*Task statement:*
Print, word for word, every line from the beginning of the listing up to and including the line with "52.3, left: 61". Pictures are to be excluded.

*Given material:*
● ● ● ● ●

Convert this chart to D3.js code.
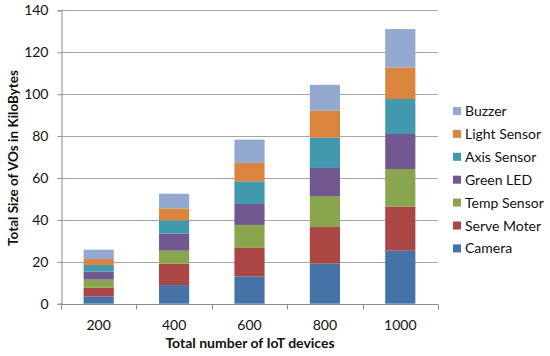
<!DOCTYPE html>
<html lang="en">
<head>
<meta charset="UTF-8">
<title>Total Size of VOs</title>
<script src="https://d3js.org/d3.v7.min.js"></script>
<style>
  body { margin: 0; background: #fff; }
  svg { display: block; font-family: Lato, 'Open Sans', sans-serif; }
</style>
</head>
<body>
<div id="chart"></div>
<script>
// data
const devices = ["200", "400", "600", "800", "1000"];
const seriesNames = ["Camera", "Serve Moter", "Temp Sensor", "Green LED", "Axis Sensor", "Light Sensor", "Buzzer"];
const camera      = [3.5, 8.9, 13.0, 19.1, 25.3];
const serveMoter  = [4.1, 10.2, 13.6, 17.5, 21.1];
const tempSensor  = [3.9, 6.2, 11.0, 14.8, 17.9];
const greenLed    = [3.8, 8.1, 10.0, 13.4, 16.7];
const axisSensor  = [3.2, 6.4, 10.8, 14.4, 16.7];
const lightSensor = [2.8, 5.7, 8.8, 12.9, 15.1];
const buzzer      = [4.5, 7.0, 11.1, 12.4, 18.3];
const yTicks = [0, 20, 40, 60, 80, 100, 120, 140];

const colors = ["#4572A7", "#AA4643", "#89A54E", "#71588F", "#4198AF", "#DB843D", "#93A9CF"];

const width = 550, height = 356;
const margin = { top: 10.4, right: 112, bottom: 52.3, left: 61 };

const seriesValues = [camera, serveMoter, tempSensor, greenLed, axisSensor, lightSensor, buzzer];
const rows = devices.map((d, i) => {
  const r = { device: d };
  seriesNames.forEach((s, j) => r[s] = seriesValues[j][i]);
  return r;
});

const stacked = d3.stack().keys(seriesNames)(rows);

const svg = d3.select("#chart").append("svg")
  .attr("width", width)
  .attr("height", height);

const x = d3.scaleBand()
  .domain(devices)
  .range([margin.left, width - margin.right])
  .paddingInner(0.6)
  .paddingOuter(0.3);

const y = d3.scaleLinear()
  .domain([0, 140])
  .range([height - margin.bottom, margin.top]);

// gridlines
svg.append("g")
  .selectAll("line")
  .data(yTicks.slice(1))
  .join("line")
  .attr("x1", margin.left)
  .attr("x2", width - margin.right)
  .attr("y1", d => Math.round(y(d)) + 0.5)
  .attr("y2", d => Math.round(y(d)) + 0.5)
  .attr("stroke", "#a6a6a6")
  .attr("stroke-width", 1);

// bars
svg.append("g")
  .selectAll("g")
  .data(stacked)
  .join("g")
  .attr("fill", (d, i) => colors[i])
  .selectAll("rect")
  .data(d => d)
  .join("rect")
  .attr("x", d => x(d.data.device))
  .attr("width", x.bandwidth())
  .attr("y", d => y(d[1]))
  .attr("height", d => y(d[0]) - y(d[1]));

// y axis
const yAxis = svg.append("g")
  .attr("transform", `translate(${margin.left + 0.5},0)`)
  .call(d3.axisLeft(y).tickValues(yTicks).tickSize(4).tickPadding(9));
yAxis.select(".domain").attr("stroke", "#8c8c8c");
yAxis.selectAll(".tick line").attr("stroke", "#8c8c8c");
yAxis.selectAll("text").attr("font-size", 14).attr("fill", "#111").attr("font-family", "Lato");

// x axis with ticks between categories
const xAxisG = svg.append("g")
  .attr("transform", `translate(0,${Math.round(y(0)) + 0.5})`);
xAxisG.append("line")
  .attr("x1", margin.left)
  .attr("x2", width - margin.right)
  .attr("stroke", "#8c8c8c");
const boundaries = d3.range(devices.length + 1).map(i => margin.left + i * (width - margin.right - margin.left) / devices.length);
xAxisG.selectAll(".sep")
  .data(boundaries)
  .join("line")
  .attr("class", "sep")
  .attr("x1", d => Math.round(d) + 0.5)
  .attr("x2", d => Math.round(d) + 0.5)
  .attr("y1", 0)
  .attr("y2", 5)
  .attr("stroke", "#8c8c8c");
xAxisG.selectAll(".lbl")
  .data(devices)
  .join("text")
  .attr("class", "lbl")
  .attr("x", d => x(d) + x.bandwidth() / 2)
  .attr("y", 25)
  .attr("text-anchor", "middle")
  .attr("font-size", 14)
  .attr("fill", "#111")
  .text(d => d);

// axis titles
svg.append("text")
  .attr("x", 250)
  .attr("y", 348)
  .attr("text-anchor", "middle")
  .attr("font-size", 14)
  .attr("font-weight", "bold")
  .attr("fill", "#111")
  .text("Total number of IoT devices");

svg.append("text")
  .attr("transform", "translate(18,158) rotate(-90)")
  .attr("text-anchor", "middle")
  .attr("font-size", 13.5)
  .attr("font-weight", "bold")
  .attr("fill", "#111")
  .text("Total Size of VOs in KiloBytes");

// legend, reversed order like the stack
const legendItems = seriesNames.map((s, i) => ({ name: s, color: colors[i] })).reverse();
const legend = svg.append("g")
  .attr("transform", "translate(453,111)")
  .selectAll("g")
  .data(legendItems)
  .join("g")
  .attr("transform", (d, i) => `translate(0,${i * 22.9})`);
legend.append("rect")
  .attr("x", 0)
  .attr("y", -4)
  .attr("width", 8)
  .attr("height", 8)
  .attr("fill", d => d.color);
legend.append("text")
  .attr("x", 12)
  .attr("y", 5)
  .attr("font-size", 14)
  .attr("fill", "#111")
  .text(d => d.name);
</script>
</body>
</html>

● ● ● ● ●

*Complete output:*
Convert this chart to D3.js code.
<!DOCTYPE html>
<html lang="en">
<head>
<meta charset="UTF-8">
<title>Total Size of VOs</title>
<script src="https://d3js.org/d3.v7.min.js"></script>
<style>
  body { margin: 0; background: #fff; }
  svg { display: block; font-family: Lato, 'Open Sans', sans-serif; }
</style>
</head>
<body>
<div id="chart"></div>
<script>
// data
const devices = ["200", "400", "600", "800", "1000"];
const seriesNames = ["Camera", "Serve Moter", "Temp Sensor", "Green LED", "Axis Sensor", "Light Sensor", "Buzzer"];
const camera      = [3.5, 8.9, 13.0, 19.1, 25.3];
const serveMoter  = [4.1, 10.2, 13.6, 17.5, 21.1];
const tempSensor  = [3.9, 6.2, 11.0, 14.8, 17.9];
const greenLed    = [3.8, 8.1, 10.0, 13.4, 16.7];
const axisSensor  = [3.2, 6.4, 10.8, 14.4, 16.7];
const lightSensor = [2.8, 5.7, 8.8, 12.9, 15.1];
const buzzer      = [4.5, 7.0, 11.1, 12.4, 18.3];
const yTicks = [0, 20, 40, 60, 80, 100, 120, 140];

const colors = ["#4572A7", "#AA4643", "#89A54E", "#71588F", "#4198AF", "#DB843D", "#93A9CF"];

const width = 550, height = 356;
const margin = { top: 10.4, right: 112, bottom: 52.3, left: 61 };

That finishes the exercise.